Jeff Atwood wants to donate 10,000$ to open source projects in .Net-land. Check the comments, they are very interesting. This raises the question of whatever monetary support is the best way to support OSS projects. I really appreciate Jeff's efforts, and I think that they would do wonders for the moral of the developers that gets the money.

However, I want to point out some other ways to contribute, just as important, if not more so, than money:

  • Contributing to the documentation:
    • Tutorials
    • Gotchas
    • How-to
    • Samples
    • F.A.Q
  • Participating in the community (forums, mailing lists, etc) - answer questions that you can, help other people when they run into problems
  • Evangelize the project:
    • Post about it
    • Talk about it
    • Help people using it 
  • Bug hunting - there is a respectful position for Bug Contributors - they help make the project better

Contributing code is important, but it is far from the only way you can contribute, and most OSS projects can do with more help in the above mentioned ways than code contributions. Documentation, in particular, is something that OSS projects usually lack at.

As a side note, I think that Frans Bouma has hit a key point in a comment there:

You come with an example where MS provides the source. Great example. The thing is though: that's NOT what should be changed. MS should work _together_ with open source projects started by others, outside MS, and make sure these project don't hit a wall because MS thinks they have to do their own copied version of the same project.

He has some other points in the discussion that I disagree with (choosing to go OSS vs. commercial offering) , but the point above is a very important one.


Comments

Luke Melia

Looking at what the Rails community has started with their monthly hackfest may be informative: http://www.workingwithrails.com/hackfest

hammett

Luke, Cocoon has something similar since 2001. But my feeling is that most of the .net community see OSS as products that they dont need to pay for. Aside from that, most of them demand support/documentation/bug fixes just like they were using a commercial product.

The biggest OSS selling point -- for me -- is that you can get involved with it. How often does MS allow you to suggest a feature or a big refactor to WebForms lifecycle?
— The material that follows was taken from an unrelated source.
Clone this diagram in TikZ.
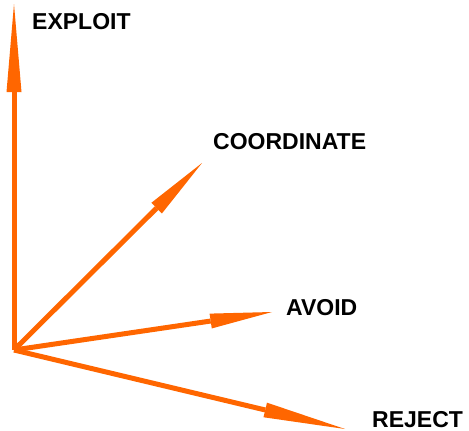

How open they are to new, breakthrough ideas?

With OSS you can suggest, you can participate, you can help shaping the project to fit your needs, as long as your need isn't too specific.

Somehow our community seems to miss this point.

Nate Kohari

I agree 110%. One of the major difficulties I've encountered when trying to get an open source project off the ground has been generating buzz. Partially, I haven't wanted to sound the bullhorn quite yet -- I don't have an effective manual yet -- but I'm not really sure how to go about evangelizing the project without sounding spammy. :)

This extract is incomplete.